V. Key Claim Terms for Construction

  • The Term: "unauthorized copy or an unlicensed copy" (appearing in asserted claims of the ’442 and ’310 patents)

  • Context and Importance: This term is critical because the plaintiff's infringement theory hinges on equating a technically outdated cached file with an "unauthorized" one. Defendant will likely argue that "unauthorized" is limited to a legal status (e.g., copyright infringement or license violation), whereas plaintiff will argue for a broader technical meaning of "not approved for use." The outcome of this construction could be dispositive.

  • Intrinsic Evidence for Interpretation:

    • Evidence for a Broader Interpretation: The specification of the ’442 Patent describes a general system for managing data and controlling access, stating the system "tracks possession of specific data items according to content by owner" ('442 Patent, col. 4:32-33). This could be argued to support a general concept of authorization tied to the content owner's intent, including serving the most current version.
    • Evidence for a Narrower Interpretation: The title of the ’442 Patent is “Enforcement and Policing of Licensed Content...” The abstract states a copy is "only provided to licensed (or authorized) parties," and the system checks for "unauthorized or unlicensed content." This language strongly suggests a context of digital rights management (DRM) and license enforcement, not cache coherency.
  • The Term: "determining" (appearing in asserted claim 10 of the ’442 Patent)
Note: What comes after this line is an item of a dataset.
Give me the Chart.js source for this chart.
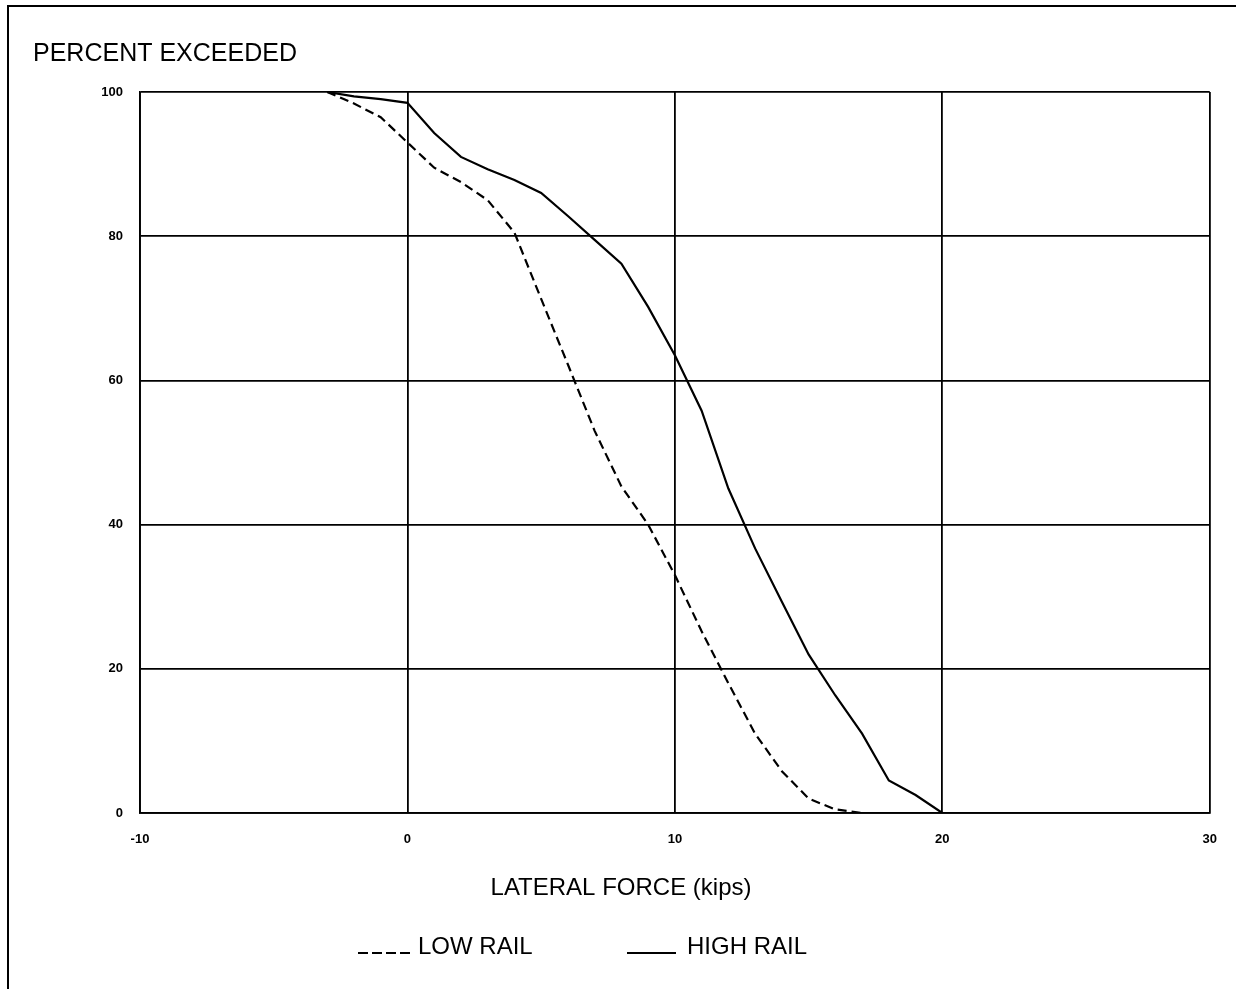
<!DOCTYPE html>
<html>
<head>
<meta charset="utf-8">
<title>Percent Exceeded vs Lateral Force</title>
<script src="https://cdn.jsdelivr.net/npm/chart.js@4/dist/chart.umd.min.js"></script>
<style>
  html, body { margin: 0; padding: 0; background: #fff; }
  canvas { display: block; }
</style>
</head>
<body>
<canvas id="chart" width="1236" height="989"></canvas>
<script>
// Lateral force (kips) and percent of wheel passes exceeding it
const lowRailForce = [-3, -2, -1, 0, 1, 2, 3, 4, 5, 6, 7, 8, 9, 10, 11, 12, 13, 14, 15, 16, 17];
const lowRailPct   = [100, 98.4, 96.5, 93, 89.5, 87.5, 85, 80.5, 71.3, 62.2, 53, 45.3, 40, 33, 25.2, 18, 11, 5.8, 2, 0.5, 0];

const highRailForce = [-3, -2, -1, 0, 1, 2, 3, 4, 5, 6, 7, 8, 9, 10, 11, 12, 13, 14, 15, 16, 17, 18, 19, 20];
const highRailPct   = [100, 99.4, 99, 98.5, 94.3, 91, 89.3, 87.8, 86, 82.8, 79.5, 76.2, 70.2, 63.5, 55.8, 45, 36.7, 29.3, 22, 16.3, 11, 4.5, 2.5, 0];

const xTicks = [-10, 0, 10, 20, 30];
const yTicks = [0, 20, 40, 60, 80, 100];

const seriesNames = ['LOW RAIL', 'HIGH RAIL'];
const yTitle = 'PERCENT EXCEEDED';
const xTitle = 'LATERAL FORCE (kips)';

const FONT = '"Liberation Sans", Arial, Helvetica, sans-serif';

function toPoints(xs, ys) {
  return xs.map((x, i) => ({ x: x, y: ys[i] }));
}

// Page frame, titles and the underline-style legend
const decorations = {
  id: 'decorations',
  beforeDraw(chart) {
    const ctx = chart.ctx;
    ctx.save();
    ctx.fillStyle = '#fff';
    ctx.fillRect(0, 0, chart.width, chart.height);
    ctx.strokeStyle = '#000';
    ctx.lineWidth = 2;
    ctx.beginPath();
    ctx.moveTo(8, chart.height);
    ctx.lineTo(8, 6);
    ctx.lineTo(chart.width, 6);
    ctx.stroke();
    ctx.restore();
  },
  afterDraw(chart) {
    const ctx = chart.ctx;
    ctx.save();
    ctx.fillStyle = '#000';
    ctx.textBaseline = 'alphabetic';

    ctx.font = '25px ' + FONT;
    ctx.textAlign = 'left';
    ctx.fillText(yTitle, 33, 61);

    ctx.font = '24px ' + FONT;
    ctx.textAlign = 'center';
    ctx.fillText(xTitle, 621, 895);

    // legend entries: short line sitting on the text baseline, then the label
    const entries = [
      { ds: chart.data.datasets[0], x0: 358, x1: 414, tx: 418 },
      { ds: chart.data.datasets[1], x0: 627, x1: 676, tx: 687 }
    ];
    const baseY = 954;
    entries.forEach(e => {
      ctx.strokeStyle = '#000';
      ctx.lineWidth = 1.8;
      ctx.setLineDash(e.ds.borderDash && e.ds.borderDash.length ? [10, 4] : []);
      ctx.beginPath();
      ctx.moveTo(e.x0, baseY - 1);
      ctx.lineTo(e.x1, baseY - 1);
      ctx.stroke();
      ctx.setLineDash([]);
      ctx.textAlign = 'left';
      ctx.font = '24px ' + FONT;
      ctx.fillText(e.ds.label, e.tx, baseY);
    });
    ctx.restore();
  }
};

new Chart(document.getElementById('chart'), {
  type: 'line',
  data: {
    datasets: [
      {
        label: seriesNames[0],
        data: toPoints(lowRailForce, lowRailPct),
        borderColor: '#000',
        borderWidth: 2.2,
        borderDash: [9, 5],
        pointRadius: 0,
        tension: 0,
        fill: false
      },
      {
        label: seriesNames[1],
        data: toPoints(highRailForce, highRailPct),
        borderColor: '#000',
        borderWidth: 2.2,
        pointRadius: 0,
        tension: 0,
        fill: false
      }
    ]
  },
  options: {
    responsive: false,
    devicePixelRatio: 1,
    animation: false,
    layout: { padding: { left: 0, top: 92, right: 24, bottom: 0 } },
    plugins: {
      legend: { display: false },
      title: { display: false },
      tooltip: { enabled: false }
    },
    scales: {
      x: {
        type: 'linear',
        min: xTicks[0],
        max: xTicks[xTicks.length - 1],
        afterBuildTicks(scale) { scale.ticks = xTicks.map(v => ({ value: v })); },
        afterFit(scale) { scale.height = 989 - 813; },
        ticks: {
          color: '#000',
          padding: 19,
          font: { family: FONT, size: 13, weight: 'bold' },
          maxRotation: 0
        },
        grid: { color: '#000', lineWidth: 1.8, drawTicks: false },
        border: { display: true, color: '#000', width: 1.8 }
      },
      y: {
        type: 'linear',
        min: yTicks[0],
        max: yTicks[yTicks.length - 1],
        afterBuildTicks(scale) { scale.ticks = yTicks.map(v => ({ value: v })); },
        afterFit(scale) { scale.width = 140; },
        ticks: {
          color: '#000',
          padding: 17,
          font: { family: FONT, size: 13, weight: 'bold' }
        },
        grid: { color: '#000', lineWidth: 1.8, drawTicks: false },
        border: { display: true, color: '#000', width: 1.8 }
      }
    }
  },
  plugins: [decorations]
});
</script>
</body>
</html>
  • Context and Importance: Claim 10 recites multiple "determining" steps. The complaint alleges these actions are performed across a distributed system of servers and caches (Compl. ¶¶60-61). Practitioners may focus on this term because its construction will inform whether the claim requires a single entity to perform all steps, which is central to any potential divided infringement defense.

  • Intrinsic Evidence for Interpretation:

    • Evidence for a Broader Interpretation: The patent repeatedly refers to a "system" that performs actions, and the system is defined as comprising a "plurality of computers" ('442 Patent, Abstract; cl. 10). This may support a construction where the "determining" is an emergent property of the system controlled by a single entity, rather than an action confined to one device.
    • Evidence for a Narrower Interpretation: Method claim elements are traditionally interpreted as being performed by a single actor. A defendant could argue that the claim requires a single computer or process to perform both the step of "determining...whether a copy...is present" and "determining whether a copy...is an unauthorized copy," and that in the accused system, these functions are split between different entities (e.g., a cache server and a browser).

VI. Other Allegations

  • Indirect Infringement: While not pleaded as a separate count, the complaint alleges facts that may support a claim for induced infringement. It states that Defendant's system "instructed the browser cache and all intermediate cache servers" to use conditional GET requests and that Defendant "caused" its servers to perform the claimed steps, suggesting active encouragement of third-party actions (Compl. ¶46, ¶59, ¶67).

VII. Analyst’s Conclusion: Key Questions for the Case

  • A core issue will be one of definitional scope: can the term "unauthorized...copy," which appears rooted in the patent's context of digital rights management and license enforcement, be construed to cover a technically "stale" or "outdated" file within a standard web caching system?
  • A key evidentiary question will be one of functional equivalence: does the accused system's use of ETags and conditional HTTP requests—a standard mechanism for maintaining cache coherency—perform the specific function of "determining whether a copy...is an unauthorized copy" as required by the claims, or is there a fundamental mismatch in the technical purpose and operation?
  • A third question concerns divided infringement: given the distributed nature of the accused web serving architecture, can the plaintiff prove that the defendant directs or controls all steps of the asserted method claims, or are the required actions impermissibly divided among the defendant's servers, third-party CDNs, and end-user browsers?